→ **Problem description**: In this exercise, return the whole listing exactly, excluding any images.

→ **Supplied information**:
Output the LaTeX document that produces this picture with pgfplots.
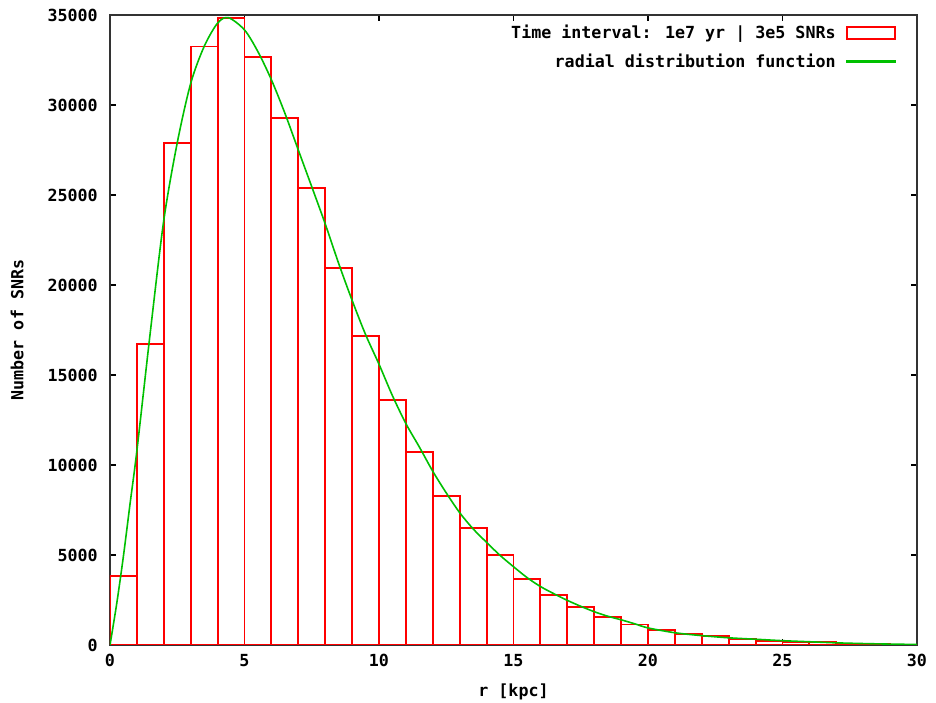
\documentclass[border=0pt]{standalone}
\usepackage{fontspec}
\setmainfont{DejaVu Sans Mono}
\usepackage{pgfplots}
\pgfplotsset{compat=1.18}
\definecolor{gpred}{RGB}{255,0,0}
\definecolor{gpgreen}{RGB}{0,192,0}
\begin{document}
\begin{tikzpicture}
\useasboundingbox (-82.5pt,-43.5pt) rectangle (619.5pt,483.75pt);
\begin{axis}[
  at={(0,0)}, anchor=south west,
  scale only axis, width=605.25pt, height=472.5pt,
  xmin=0, xmax=30, ymin=0, ymax=35000,
  xtick={0,5,...,30}, ytick={0,5000,...,35000},
  scaled y ticks=false,
  /pgf/number format/assume math mode=true,
  /pgf/number format/set thousands separator={},
  tick align=inside, major tick length=4.5pt,
  tick style={black, line width=0.8pt},
  axis line style={black!80, line width=1pt},
  ticklabel style={font=\fontsize{12.5}{14}\selectfont\bfseries},
  yticklabel style={anchor=east, inner sep=0pt, xshift=-9pt},
  xticklabel style={anchor=north, inner sep=0pt, yshift=-7pt},
  xlabel={r [kpc]}, ylabel={Number of SNRs},
  every axis x label/.style={at={(axis description cs:0.5,-0.0746)}, anchor=center,
    font=\fontsize{12.5}{14}\selectfont\bfseries},
  every axis y label/.style={at={(axis description cs:-0.115,0.5)}, anchor=center, rotate=90,
    font=\fontsize{12.5}{14}\selectfont\bfseries},
  legend plot pos=right,
  legend cell align=right,
  legend style={draw=none, fill=none, at={(axis description cs:1,1)}, anchor=north east,
    xshift=-12.5pt, yshift=-3.5pt, row sep=5.5pt,
    font=\fontsize{12.5}{14}\selectfont\bfseries,
    nodes={inner sep=2pt}},
]
\addplot[draw=gpred, line width=1.4pt, ybar interval, fill=none,
  legend image code/.code={\path (0pt,0pt); \draw[draw=gpred, line width=1.2pt] (6pt,-4.5pt) rectangle (42pt,4.5pt);}]
coordinates {
(0,3830) (1,16700) (2,27900) (3,33250) (4,34850) (5,32680) (6,29300) (7,25370)
(8,20930) (9,17170) (10,13600) (11,10740) (12,8280) (13,6500) (14,5000)
(15,3690) (16,2780) (17,2110) (18,1560) (19,1140) (20,850) (21,600) (22,480)
(23,340) (24,240) (25,160) (26,170) (27,60) (28,40) (29,25) (30,25)
};
\addlegendentry{Time interval: 1e7 yr | 3e5 SNRs}
\addplot[draw=gpgreen, line width=1.2pt, smooth,
  legend image code/.code={\path (0pt,0pt); \fill[fill=gpgreen] (6pt,-0.6pt) rectangle (42pt,0.6pt);}]
coordinates {
(0,0) (0.25,2300) (0.5,4950) (0.75,7900) (1,10800) (1.5,17400) (2,23600)
(2.5,27900) (3,31200) (3.5,33250) (4,34550) (4.4,34850) (5,34170) (5.5,32960)
(6,31400) (6.5,29550) (7,27500) (7.5,25460) (8,23400) (8.5,21200) (9,19150)
(9.5,17250) (10,15600) (10.5,13850) (11,12300) (11.5,11000) (12,9650)
(12.5,8450) (13,7350) (13.5,6450) (14,5700) (14.5,4980) (15,4350) (15.5,3750)
(16,3250) (16.5,2850) (17,2480) (17.5,2150) (18,1850) (18.5,1600) (19,1400)
(19.5,1180) (20,950) (21,680) (22,520) (23,400) (24,320) (25,240) (26,180)
(27,120) (28,80) (29,50) (30,30)
};
\addlegendentry{radial distribution function}
\end{axis}
\end{tikzpicture}
\end{document}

→ **Final result**:
Output the LaTeX document that produces this picture with pgfplots.
\documentclass[border=0pt]{standalone}
\usepackage{fontspec}
\setmainfont{DejaVu Sans Mono}
\usepackage{pgfplots}
\pgfplotsset{compat=1.18}
\definecolor{gpred}{RGB}{255,0,0}
\definecolor{gpgreen}{RGB}{0,192,0}
\begin{document}
\begin{tikzpicture}
\useasboundingbox (-82.5pt,-43.5pt) rectangle (619.5pt,483.75pt);
\begin{axis}[
  at={(0,0)}, anchor=south west,
  scale only axis, width=605.25pt, height=472.5pt,
  xmin=0, xmax=30, ymin=0, ymax=35000,
  xtick={0,5,...,30}, ytick={0,5000,...,35000},
  scaled y ticks=false,
  /pgf/number format/assume math mode=true,
  /pgf/number format/set thousands separator={},
  tick align=inside, major tick length=4.5pt,
  tick style={black, line width=0.8pt},
  axis line style={black!80, line width=1pt},
  ticklabel style={font=\fontsize{12.5}{14}\selectfont\bfseries},
  yticklabel style={anchor=east, inner sep=0pt, xshift=-9pt},
  xticklabel style={anchor=north, inner sep=0pt, yshift=-7pt},
  xlabel={r [kpc]}, ylabel={Number of SNRs},
  every axis x label/.style={at={(axis description cs:0.5,-0.0746)}, anchor=center,
    font=\fontsize{12.5}{14}\selectfont\bfseries},
  every axis y label/.style={at={(axis description cs:-0.115,0.5)}, anchor=center, rotate=90,
    font=\fontsize{12.5}{14}\selectfont\bfseries},
  legend plot pos=right,
  legend cell align=right,
  legend style={draw=none, fill=none, at={(axis description cs:1,1)}, anchor=north east,
    xshift=-12.5pt, yshift=-3.5pt, row sep=5.5pt,
    font=\fontsize{12.5}{14}\selectfont\bfseries,
    nodes={inner sep=2pt}},
]
\addplot[draw=gpred, line width=1.4pt, ybar interval, fill=none,
  legend image code/.code={\path (0pt,0pt); \draw[draw=gpred, line width=1.2pt] (6pt,-4.5pt) rectangle (42pt,4.5pt);}]
coordinates {
(0,3830) (1,16700) (2,27900) (3,33250) (4,34850) (5,32680) (6,29300) (7,25370)
(8,20930) (9,17170) (10,13600) (11,10740) (12,8280) (13,6500) (14,5000)
(15,3690) (16,2780) (17,2110) (18,1560) (19,1140) (20,850) (21,600) (22,480)
(23,340) (24,240) (25,160) (26,170) (27,60) (28,40) (29,25) (30,25)
};
\addlegendentry{Time interval: 1e7 yr | 3e5 SNRs}
\addplot[draw=gpgreen, line width=1.2pt, smooth,
  legend image code/.code={\path (0pt,0pt); \fill[fill=gpgreen] (6pt,-0.6pt) rectangle (42pt,0.6pt);}]
coordinates {
(0,0) (0.25,2300) (0.5,4950) (0.75,7900) (1,10800) (1.5,17400) (2,23600)
(2.5,27900) (3,31200) (3.5,33250) (4,34550) (4.4,34850) (5,34170) (5.5,32960)
(6,31400) (6.5,29550) (7,27500) (7.5,25460) (8,23400) (8.5,21200) (9,19150)
(9.5,17250) (10,15600) (10.5,13850) (11,12300) (11.5,11000) (12,9650)
(12.5,8450) (13,7350) (13.5,6450) (14,5700) (14.5,4980) (15,4350) (15.5,3750)
(16,3250) (16.5,2850) (17,2480) (17.5,2150) (18,1850) (18.5,1600) (19,1400)
(19.5,1180) (20,950) (21,680) (22,520) (23,400) (24,320) (25,240) (26,180)
(27,120) (28,80) (29,50) (30,30)
};
\addlegendentry{radial distribution function}
\end{axis}
\end{tikzpicture}
\end{document}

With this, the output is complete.